Closer to Hood River and White Salmon, the cooler air made growers hang on every scrap of sunlight.

Rich Cushman, who owns the Viento label in Hood River and makes wine for two other Gorge labels, said “this is the first harvest in 29 years I haven’t harvested in September.”

Christie Reed, of Wy’East Vineyards, was keeping her fingers crossed that the weather would hold. The grapes on their higher-elevation estate vineyard, about 1,600 feet, trail those on the lower-elevation Blue Chip Vineyard by 10 days. But the elevation protects the upper plot from heat, and its slope sheds cold air, extending its season, Reed hopes.
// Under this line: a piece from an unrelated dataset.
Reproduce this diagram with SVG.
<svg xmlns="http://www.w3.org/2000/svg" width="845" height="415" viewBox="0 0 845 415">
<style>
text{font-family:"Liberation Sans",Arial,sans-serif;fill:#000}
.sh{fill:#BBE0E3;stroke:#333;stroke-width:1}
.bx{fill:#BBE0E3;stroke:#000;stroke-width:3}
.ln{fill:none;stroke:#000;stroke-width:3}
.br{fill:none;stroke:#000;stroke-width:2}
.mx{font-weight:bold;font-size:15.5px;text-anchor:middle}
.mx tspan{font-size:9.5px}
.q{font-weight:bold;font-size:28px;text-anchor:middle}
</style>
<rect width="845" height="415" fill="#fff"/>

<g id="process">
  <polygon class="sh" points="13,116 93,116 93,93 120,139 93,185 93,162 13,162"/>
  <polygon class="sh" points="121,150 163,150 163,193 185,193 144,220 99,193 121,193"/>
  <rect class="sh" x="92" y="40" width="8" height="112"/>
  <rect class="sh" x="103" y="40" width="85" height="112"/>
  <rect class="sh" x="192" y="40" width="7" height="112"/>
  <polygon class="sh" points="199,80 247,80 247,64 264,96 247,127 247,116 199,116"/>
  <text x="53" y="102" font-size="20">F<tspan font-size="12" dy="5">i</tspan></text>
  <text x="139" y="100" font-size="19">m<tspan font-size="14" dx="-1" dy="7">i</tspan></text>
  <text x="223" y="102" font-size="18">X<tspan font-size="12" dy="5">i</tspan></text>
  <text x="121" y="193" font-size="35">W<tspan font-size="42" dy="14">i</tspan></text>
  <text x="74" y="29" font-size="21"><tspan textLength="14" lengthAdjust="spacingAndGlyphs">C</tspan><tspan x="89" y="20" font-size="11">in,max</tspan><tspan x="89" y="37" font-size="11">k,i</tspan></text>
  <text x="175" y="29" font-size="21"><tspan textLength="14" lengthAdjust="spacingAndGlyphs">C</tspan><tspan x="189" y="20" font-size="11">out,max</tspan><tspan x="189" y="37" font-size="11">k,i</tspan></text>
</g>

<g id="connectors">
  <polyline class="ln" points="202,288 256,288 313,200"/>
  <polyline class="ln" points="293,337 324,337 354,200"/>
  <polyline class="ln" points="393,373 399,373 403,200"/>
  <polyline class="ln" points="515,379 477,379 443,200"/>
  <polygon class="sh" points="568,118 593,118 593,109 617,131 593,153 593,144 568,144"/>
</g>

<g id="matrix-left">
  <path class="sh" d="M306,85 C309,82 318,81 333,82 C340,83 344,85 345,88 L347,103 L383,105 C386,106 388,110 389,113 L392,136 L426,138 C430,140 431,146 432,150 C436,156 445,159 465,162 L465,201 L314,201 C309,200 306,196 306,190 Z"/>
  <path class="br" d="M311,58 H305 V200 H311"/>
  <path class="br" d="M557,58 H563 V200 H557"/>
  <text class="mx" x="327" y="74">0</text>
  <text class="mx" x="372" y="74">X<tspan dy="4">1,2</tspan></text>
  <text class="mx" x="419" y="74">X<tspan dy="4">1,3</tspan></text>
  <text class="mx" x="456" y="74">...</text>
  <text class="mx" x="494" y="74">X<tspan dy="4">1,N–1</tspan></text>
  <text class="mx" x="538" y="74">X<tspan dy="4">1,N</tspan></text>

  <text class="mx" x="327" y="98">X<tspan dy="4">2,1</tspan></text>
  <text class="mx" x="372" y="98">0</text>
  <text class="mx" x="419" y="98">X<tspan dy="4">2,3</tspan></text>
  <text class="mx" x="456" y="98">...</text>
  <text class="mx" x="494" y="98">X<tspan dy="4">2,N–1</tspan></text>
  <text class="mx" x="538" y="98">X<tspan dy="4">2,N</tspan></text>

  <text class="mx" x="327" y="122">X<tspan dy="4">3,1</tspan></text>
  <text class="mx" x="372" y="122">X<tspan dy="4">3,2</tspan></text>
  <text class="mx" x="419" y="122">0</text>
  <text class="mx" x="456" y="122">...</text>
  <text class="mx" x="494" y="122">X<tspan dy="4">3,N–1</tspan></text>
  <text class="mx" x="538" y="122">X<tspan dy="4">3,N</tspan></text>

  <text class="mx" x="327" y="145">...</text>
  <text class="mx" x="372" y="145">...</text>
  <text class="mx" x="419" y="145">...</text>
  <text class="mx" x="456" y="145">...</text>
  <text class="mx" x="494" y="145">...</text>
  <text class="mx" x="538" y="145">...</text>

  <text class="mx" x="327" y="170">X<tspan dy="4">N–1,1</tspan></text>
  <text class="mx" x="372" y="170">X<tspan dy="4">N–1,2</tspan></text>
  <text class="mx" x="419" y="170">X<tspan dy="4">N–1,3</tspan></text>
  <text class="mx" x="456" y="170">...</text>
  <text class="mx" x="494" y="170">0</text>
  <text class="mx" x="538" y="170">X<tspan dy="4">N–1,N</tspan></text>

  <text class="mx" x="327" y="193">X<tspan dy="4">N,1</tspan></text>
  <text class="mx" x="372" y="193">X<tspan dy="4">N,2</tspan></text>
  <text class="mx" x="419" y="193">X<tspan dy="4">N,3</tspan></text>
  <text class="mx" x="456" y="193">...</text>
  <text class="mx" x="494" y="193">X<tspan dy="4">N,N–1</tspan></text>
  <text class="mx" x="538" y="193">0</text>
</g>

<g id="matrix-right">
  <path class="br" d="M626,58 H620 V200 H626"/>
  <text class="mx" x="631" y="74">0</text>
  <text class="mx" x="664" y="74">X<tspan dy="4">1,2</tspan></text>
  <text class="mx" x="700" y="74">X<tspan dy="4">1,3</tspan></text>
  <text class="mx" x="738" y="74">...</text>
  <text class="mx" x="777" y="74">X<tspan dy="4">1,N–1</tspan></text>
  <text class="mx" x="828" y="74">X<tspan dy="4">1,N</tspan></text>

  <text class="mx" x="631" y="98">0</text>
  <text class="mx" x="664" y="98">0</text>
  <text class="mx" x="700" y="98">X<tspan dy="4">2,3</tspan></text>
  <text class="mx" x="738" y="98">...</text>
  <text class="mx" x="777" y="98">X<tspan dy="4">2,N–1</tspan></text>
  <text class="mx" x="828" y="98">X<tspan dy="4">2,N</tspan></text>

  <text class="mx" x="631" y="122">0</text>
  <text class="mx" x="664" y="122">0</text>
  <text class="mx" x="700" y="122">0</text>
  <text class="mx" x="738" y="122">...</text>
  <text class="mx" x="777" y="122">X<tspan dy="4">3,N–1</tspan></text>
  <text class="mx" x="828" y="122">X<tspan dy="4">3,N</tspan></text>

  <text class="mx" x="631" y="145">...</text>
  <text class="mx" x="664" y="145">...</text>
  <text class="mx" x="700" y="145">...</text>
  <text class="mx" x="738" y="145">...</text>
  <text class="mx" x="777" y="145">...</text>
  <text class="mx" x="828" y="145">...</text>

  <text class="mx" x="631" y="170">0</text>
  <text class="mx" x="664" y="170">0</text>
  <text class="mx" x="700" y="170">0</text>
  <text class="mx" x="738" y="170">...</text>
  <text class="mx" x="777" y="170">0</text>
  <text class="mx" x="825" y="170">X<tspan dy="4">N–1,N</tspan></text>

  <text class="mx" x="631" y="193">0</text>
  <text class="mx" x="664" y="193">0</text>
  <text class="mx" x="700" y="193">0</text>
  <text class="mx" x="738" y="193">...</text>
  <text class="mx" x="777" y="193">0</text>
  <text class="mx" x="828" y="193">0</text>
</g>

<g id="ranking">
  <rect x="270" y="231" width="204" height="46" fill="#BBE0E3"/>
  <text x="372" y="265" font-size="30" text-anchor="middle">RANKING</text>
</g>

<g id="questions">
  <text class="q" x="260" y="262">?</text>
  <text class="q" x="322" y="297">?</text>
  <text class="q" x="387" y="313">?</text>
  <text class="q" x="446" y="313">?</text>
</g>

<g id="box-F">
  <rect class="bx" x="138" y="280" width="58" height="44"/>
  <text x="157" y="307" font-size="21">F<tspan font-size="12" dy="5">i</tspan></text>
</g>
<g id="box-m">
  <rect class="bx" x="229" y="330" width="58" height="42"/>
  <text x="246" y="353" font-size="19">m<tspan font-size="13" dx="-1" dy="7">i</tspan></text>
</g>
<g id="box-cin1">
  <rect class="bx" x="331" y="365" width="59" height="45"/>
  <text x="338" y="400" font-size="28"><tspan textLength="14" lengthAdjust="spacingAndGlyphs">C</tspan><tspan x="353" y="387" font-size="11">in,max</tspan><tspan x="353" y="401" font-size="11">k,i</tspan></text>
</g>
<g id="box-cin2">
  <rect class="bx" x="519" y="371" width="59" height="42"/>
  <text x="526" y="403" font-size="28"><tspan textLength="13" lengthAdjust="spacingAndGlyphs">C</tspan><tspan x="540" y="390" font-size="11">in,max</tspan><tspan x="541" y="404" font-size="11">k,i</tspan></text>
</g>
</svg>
“It’s really day by day,” she says. “No matter what happens, it will be a small harvest. It may be great, but the only way to get them ripe is to reduce the yield.”

Rick Ensminger has seen 35 harvests at his famous Celilo Vineyard, so he has some perspective. His 70 acres feed grapes to about 25 wineries.
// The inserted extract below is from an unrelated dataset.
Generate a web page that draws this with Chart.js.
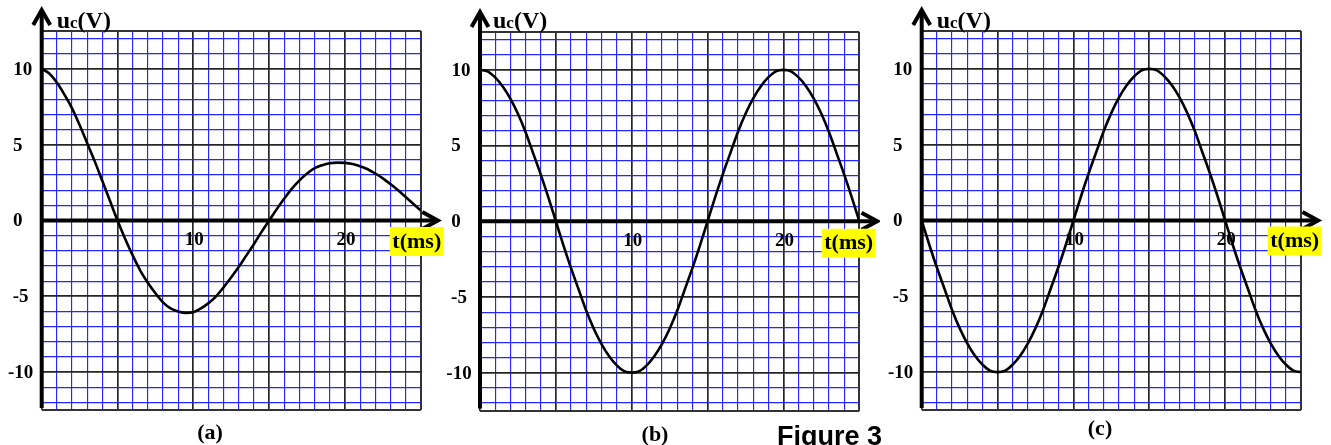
<!DOCTYPE html>
<html><head><meta charset="utf-8">
<script src="https://cdn.jsdelivr.net/npm/chart.js@4/dist/chart.umd.min.js"></script>
<style>
html,body{margin:0;padding:0;background:#fff;width:1331px;height:445px;overflow:hidden;}
.p{position:absolute;top:0;}
#fig{position:absolute;left:777px;top:423px;font:bold 27px "Liberation Sans",Arial,sans-serif;line-height:27px;white-space:nowrap;color:#000;}
</style></head><body>
<div class="p" style="left:0px"><canvas id="ca" width="445" height="445"></canvas></div>
<div class="p" style="left:445px"><canvas id="cb" width="435" height="445"></canvas></div>
<div class="p" style="left:880px"><canvas id="cc" width="451" height="445"></canvas></div>
<div id="fig">Figure 3</div>
<script>
// ---- data ----
const TIME_MS = [0,0.5,1,1.5,2,2.5,3,3.5,4,4.5,5,5.5,6,6.5,7,7.5,8,8.5,9,9.5,10,10.5,11,11.5,12,12.5,
                 13,13.5,14,14.5,15,15.5,16,16.5,17,17.5,18,18.5,19,19.5,20,20.5,21,21.5,22,22.5,23,23.5,24,24.5,25];
const U_A = [10,9.7,9.1,8.3,7.4,6.3,5.1,3.9,2.6,1.3,0,-1.2,-2.3,-3.3,-4.1,-4.8,-5.4,-5.8,-6.0,-6.1,-6.05,-5.8,-5.45,-5.0,-4.4,-3.75,
             -3.05,-2.3,-1.55,-0.75,0,0.75,1.45,2.1,2.65,3.1,3.45,3.65,3.78,3.82,3.8,3.72,3.58,3.38,3.1,2.78,2.4,2.0,1.55,1.1,0.65];
const U_B = [10,9.9,9.5,8.9,8.1,7.1,5.9,4.5,3.1,1.6,0,-1.6,-3.1,-4.5,-5.9,-7.1,-8.1,-8.9,-9.5,-9.9,-10,-9.9,-9.5,-8.9,-8.1,-7.1,
             -5.9,-4.5,-3.1,-1.6,0,1.6,3.1,4.5,5.9,7.1,8.1,8.9,9.5,9.9,10,9.9,9.5,8.9,8.1,7.1,5.9,4.5,3.1,1.6,0];
const U_C = [0,-1.6,-3.1,-4.5,-5.9,-7.1,-8.1,-8.9,-9.5,-9.9,-10,-9.9,-9.5,-8.9,-8.1,-7.1,-5.9,-4.5,-3.1,-1.6,0,1.6,3.1,4.5,5.9,7.1,
             8.1,8.9,9.5,9.9,10,9.9,9.5,8.9,8.1,7.1,5.9,4.5,3.1,1.6,0,-1.6,-3.1,-4.5,-5.9,-7.1,-8.1,-8.9,-9.5,-9.9,-10];
const Y_TICK_LABELS = [10,5,0,-5,-10];
const X_TICK_LABELS = [10,20];
const PANEL_LABELS = ['(a)','(b)','(c)'];
const X_MIN = 0, X_MAX = 25, Y_MIN = -12.5, Y_MAX = 12.5;

// ---- styles ----
const SERIF = '"Liberation Serif","Times New Roman",serif';
const Y_LABEL_DX = {'10':-19,'5':-24,'0':-24,'-5':-21,'-10':-21};
const MINOR = '#2626ff', MAJOR = '#262626';

function gridColor(ctx){
  const v = ctx.tick ? ctx.tick.value : 0;
  if (Math.abs(v) === 12.5 || v === 25) return '#333';
  return (v % 5 === 0) ? MAJOR : MINOR;
}
function gridWidth(ctx){
  const v = ctx.tick ? ctx.tick.value : 0;
  if (Math.abs(v) === 12.5 || v === 25) return 2;
  return (v % 5 === 0) ? 1.7 : 1.15;
}

function decor(cfg){
  return {
    id:'decor',
    beforeDatasetsDraw(chart){
      const c = chart.ctx, a = chart.chartArea;
      const x0 = chart.scales.x.getPixelForValue(0);
      const y0 = chart.scales.y.getPixelForValue(0);
      c.save();
      c.strokeStyle = '#000'; c.lineWidth = 4; c.lineJoin = 'miter'; c.lineCap = 'butt';
      const tipY = a.top - cfg.arrowUp;
      c.beginPath(); c.moveTo(x0, a.bottom - 2); c.lineTo(x0, tipY + 1); c.stroke();
      c.beginPath(); c.moveTo(x0 - 8.5, tipY + 15); c.lineTo(x0, tipY); c.lineTo(x0 + 8.5, tipY + 15); c.stroke();
      const tipX = a.right + cfg.arrowRight;
      c.beginPath(); c.moveTo(x0, y0); c.lineTo(tipX - 1, y0); c.stroke();
      c.beginPath(); c.moveTo(tipX - 15.5, y0 - 8.5); c.lineTo(tipX, y0); c.lineTo(tipX - 15.5, y0 + 8.5); c.stroke();
      c.restore();
    },
    afterDraw(chart){
      const c = chart.ctx, a = chart.chartArea;
      const xs = chart.scales.x, ys = chart.scales.y;
      const x0 = xs.getPixelForValue(0), y0 = ys.getPixelForValue(0);
      c.save();
      c.fillStyle = '#000';
      c.font = 'bold 19px ' + SERIF;
      c.textAlign = 'center'; c.textBaseline = 'middle';
      Y_TICK_LABELS.forEach(v => {
        c.fillText(String(v), x0 + Y_LABEL_DX[String(v)], ys.getPixelForValue(v) + 1);
      });
      X_TICK_LABELS.forEach(t => {
        c.fillText(String(t), xs.getPixelForValue(t) + 1, y0 + 20);
      });
      // u_c(V)
      c.textAlign = 'left'; c.textBaseline = 'alphabetic';
      let x = x0 + cfg.titleDx;
      c.font = 'bold 24px ' + SERIF; c.fillText('u', x, 28); x += c.measureText('u').width;
      c.font = 'bold 17px ' + SERIF; c.fillText('c', x, 28); x += c.measureText('c').width;
      c.font = 'bold 24px ' + SERIF; c.fillText('(V)', x, 28);
      // t(ms) box
      const bx = a.right + cfg.boxDx, by = y0 + cfg.boxDy;
      c.fillStyle = '#ffff00'; c.fillRect(bx, by, 54, 29);
      c.fillStyle = '#000'; c.font = 'bold 22px ' + SERIF;
      c.textAlign = 'center'; c.textBaseline = 'middle';
      c.fillText('t(ms)', bx + 27, by + 15);
      // panel label
      c.fillText(cfg.label, cfg.labelX - cfg.canvasLeft, cfg.labelY);
      c.restore();
    }
  };
}

function makeChart(id, values, cfg){
  return new Chart(document.getElementById(id), {
    type:'line',
    data:{datasets:[{
      data: TIME_MS.map((t,i)=>({x:t, y:values[i]})),
      borderColor:'#000', borderWidth:2.6, pointRadius:0,
      cubicInterpolationMode:'monotone', fill:false
    }]},
    options:{
      responsive:false, animation:false, devicePixelRatio:1,
      layout:{padding:{left:cfg.padL, right:cfg.padR, top:cfg.padT, bottom:cfg.padB}},
      plugins:{legend:{display:false}, tooltip:{enabled:false}},
      scales:{
        x:{type:'linear', min:X_MIN, max:X_MAX,
           ticks:{display:false, stepSize:1},
           afterBuildTicks(s){ const t=[]; for(let v=X_MIN; v<=X_MAX; v++) t.push({value:v}); s.ticks=t; },
           grid:{drawTicks:false, color:gridColor, lineWidth:gridWidth},
           border:{display:false}},
        y:{type:'linear', min:Y_MIN, max:Y_MAX,
           ticks:{display:false, stepSize:1},
           afterBuildTicks(s){ const t=[{value:Y_MIN}]; for(let v=Math.ceil(Y_MIN); v<=Math.floor(Y_MAX); v++) t.push({value:v}); t.push({value:Y_MAX}); s.ticks=t; },
           grid:{drawTicks:false, color:gridColor, lineWidth:gridWidth},
           border:{display:false}}
      }
    },
    plugins:[decor(cfg)]
  });
}

makeChart('ca', U_A, {canvasLeft:0, padL:41.7, padR:445-420.8, padT:31, padB:445-410,
  arrowUp:21, arrowRight:17, titleDx:15, boxDx:-31, boxDy:6.5, label:PANEL_LABELS[0], labelX:210, labelY:433});
makeChart('cb', U_B, {canvasLeft:445, padL:480-445, padR:880-859.3, padT:32, padB:445-410.5,
  arrowUp:20, arrowRight:17.7, titleDx:13, boxDx:-37.6, boxDy:7.5, label:PANEL_LABELS[1], labelX:655, labelY:435});
makeChart('cc', U_C, {canvasLeft:880, padL:921.7-880, padR:1331-1301, padT:31, padB:445-410,
  arrowUp:21, arrowRight:17, titleDx:15, boxDx:-33.3, boxDy:6, label:PANEL_LABELS[2], labelX:1100, labelY:429});
</script>
</body></html>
On Oct. 13, he reported his crop about two weeks behind — but catching up nicely.

“Warmer would be better,” he said. “The difficulty is still ahead. We need dry, warm days, with lots of sunshine.”

His vineyard slopes to the south, the lower portion dominated by Chardonnay, which picks first. Last to harvest is Gewürztraminer.

“It’s kind of a street fighter,” Ensminger said. “It’s a tough grape and handles the weather pretty well.”

To beat a predicted turn in the weather, Joe Brady, of the family-owned Underwood Mountain Vineyards on the high bench just north and west of Hood River on the Washington side of the Columbia River, said harvest would begin around Oct. 19.

The Bradys farm Pinot Noir, Riesling, Pinot Gris, Chardonnay, Gewürztraminer and Grüner Veltliner on 30 acres. Brady said they’re about 10 days behind normal harvest. With grapes showing 23 brix of sugar, they need to start picking before rain turns their steep vineyard into a muddy — and unsafe — mess.

“We’d love to leave them on the vine longer, but the north Pacific high is breaking down, and we’re looking at a steady stream of rain,” he said.

A veteran newspaper and magazine reporter and editor, Stu Watson owns Watsonx2 Communications in Hood River.